This is how extreme weather events and climate change are connected
It is widely known that weather is not climate. It is also widely known that climate, and therefore climate change, can significantly affect the weather over time — not only with respect to changes in trends in important indicators like temperature and precipitation, but also with respect to the likelihoods and intensities of extreme events.
The correlation between climate and impacts is, however, most often complicated by confounding factors that include all variety of human behaviors; and that is why something called “forensic attribution” is now a growth industry. Benjamin Santer crafted an up-to-date and extensive review of the state of knowledge of forensic attribution even in its formative stages and summarized in a recent op-ed.
In 2021, when an extreme event like the recent flash flooding in western Germany occurs, the question is “How much of the observed extreme intensity can be attributed to climate change?”

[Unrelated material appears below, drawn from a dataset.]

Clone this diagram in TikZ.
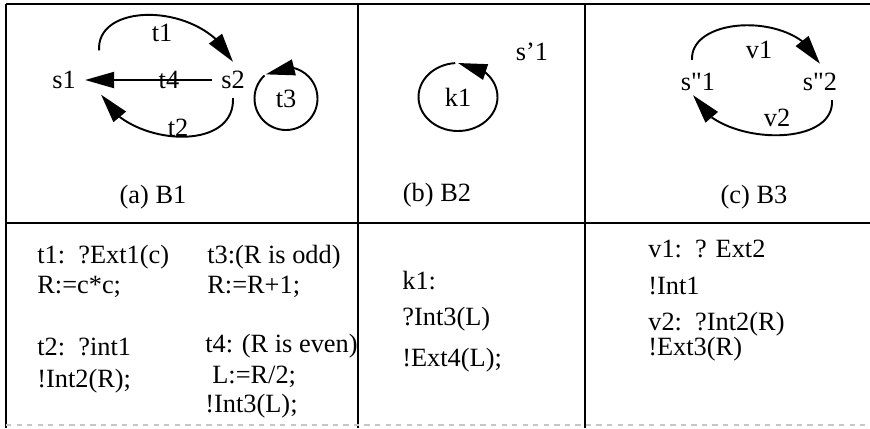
\documentclass[tikz,border=0pt]{standalone}
\usepackage{fontspec}
\newfontfamily\tmsfont{Liberation Serif}
\usepackage{tikz}
\usetikzlibrary{arrows.meta,bending}

\begin{document}
\begin{tikzpicture}[x=1cm,y=1cm,
  font=\tmsfont\fontsize{15}{18}\selectfont,
  frame/.style={line width=1pt},
  state/.style={inner sep=0.18cm},
  lbl/.style={inner sep=1pt},
  code/.style={anchor=base west, inner sep=0pt},
  arr/.style={-{Triangle[length=5.8mm,width=3.2mm,flex]}, line width=1.1pt}]
\useasboundingbox (0,0) rectangle (17.4,-8.56);
% ----- table
\draw[frame] (0.12,-0.08) -- (17.4,-0.08);
\draw[frame] (0.12,-0.08) -- (0.12,-8.56);
\draw[frame] (7.16,-0.08) -- (7.16,-8.56);
\draw[frame] (11.7,-0.08) -- (11.7,-8.56);
\draw[frame] (0.12,-4.46) -- (17.4,-4.46);
\draw[gray!45, dashed, line width=0.6pt] (0.12,-8.5) -- (17.4,-8.5);
% ----- (a) B1
\node[state] (s1) at (1.28,-1.6) {s1};
\node[state] (s2) at (4.66,-1.6) {s2};
\node[lbl] (t1) at (3.24,-0.66) {t1};
\node[lbl] (t2) at (3.56,-2.56) {t2};
\node[lbl] (t4) at (3.38,-1.6) {t4};
\node[lbl] (t3) at (5.72,-1.97) {t3};
\node (capa) at (3.06,-3.94) {(a) B1};
\draw[arr] ([shift={(0.28,0.23)}]s1.north east) .. controls +(-0.06,1.0) and +(-0.56,1.19) .. (s2.north);
\draw[arr] (s2.south) .. controls +(0.04,-1.14) and +(0.45,-1.0) .. ([shift={(0.32,0.07)}]s1.south east);
\draw[arr] (s2.west) -- (s1.east);
\draw[arr] ([shift={(133:0.63)}]t3.center) arc[start angle=133, end angle=490, radius=0.63];
% ----- (b) B2
\node[lbl] (k1) at (9.16,-1.94) {k1};
\node[lbl] (sp1) at (10.64,-1.04) {s’1};
\node (capb) at (8.74,-3.9) {(b) B2};
\draw[arr] ([shift={(94:0.79 and 0.68)}]k1.center) arc[start angle=94, end angle=450, x radius=0.79, y radius=0.68];
% ----- (c) B3
\node[state] (spp1) at (13.96,-1.64) {s\textquotedbl 1};
\node[state] (spp2) at (16.4,-1.64) {s\textquotedbl 2};
\node[lbl] (v1) at (15.18,-1.0) {v1};
\node[lbl] (v2) at (15.54,-2.36) {v2};
\node (capc) at (15.08,-3.94) {(c) B3};
\draw[arr] ([shift={(-0.12,0.08)}]spp1.north) .. controls +(-0.04,0.9) and +(-0.4,1.05) .. (spp2.north);
\draw[arr] ([xshift=0.24cm]spp2.south) .. controls +(0.06,-1.0) and +(0.39,-1.0) .. ([shift={(-0.1,0.1)}]spp1.south);
% ----- transition code
\node[code] (t1a) at (0.74,-5.26) {t1:\ \ ?Ext1(c)};
\node[code] (t1b) at (0.74,-5.86) {R:=c*c;};
\node[code] (t2a) at (0.74,-7.10) {t2:\ \ ?int1};
\node[code] (t2b) at (0.74,-7.74) {!Int2(R);};
\node[code] (t3a) at (4.14,-5.26) {t3:(R is odd)};
\node[code] (t3b) at (4.14,-5.86) {R:=R+1;};
\node[code] (t4a) at (4.10,-7.04) {t4: (R is even)};
\node[code] (t4b) at (4.24,-7.66) {L:=R/2;};
\node[code] (t4c) at (4.10,-8.24) {!Int3(L);};
\node[code] (k1a) at (8.04,-5.78) {k1:};
\node[code] (k1b) at (8.04,-6.50) {?Int3(L)};
\node[code] (k1c) at (8.04,-7.32) {!Ext4(L);};
\node[code] (v1a) at (12.96,-5.14) {v1:\ \ ? Ext2};
\node[code] (v1b) at (12.96,-5.88) {!Int1};
\node[code] (v2a) at (12.96,-6.60) {v2:\ \ ?Int2(R)};
\node[code] (v2b) at (12.96,-7.10) {!Ext3(R)};
\end{tikzpicture}
\end{document}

As is always the case in climate change, the answer to the question is always “It depends.” But on what? Is there any way to sort out the facts about both change and the rate of change?
It turns out that a scientifically rigorous answer to this question is “Yes.” Since responding to climate change is a risk management problem, the world has accepted that the key to organize our thoughts must focus on the two fundamental components of risk — likelihood and consequence or, in the vernacular, frequency and intensity.
Take, for example, the very recent severe flooding in Western Germany. Three months of rain fell in three hours. Flooding caused enormous damage with nearly 200 deaths and more than 300 missing as of July 20. It was the worst flooding event in more than 50 years — but that means that there had been a similar flooding event in the lifetimes of some residents. It was very unusual to see it repeat in 2021, but it was not statistically difficult to explain.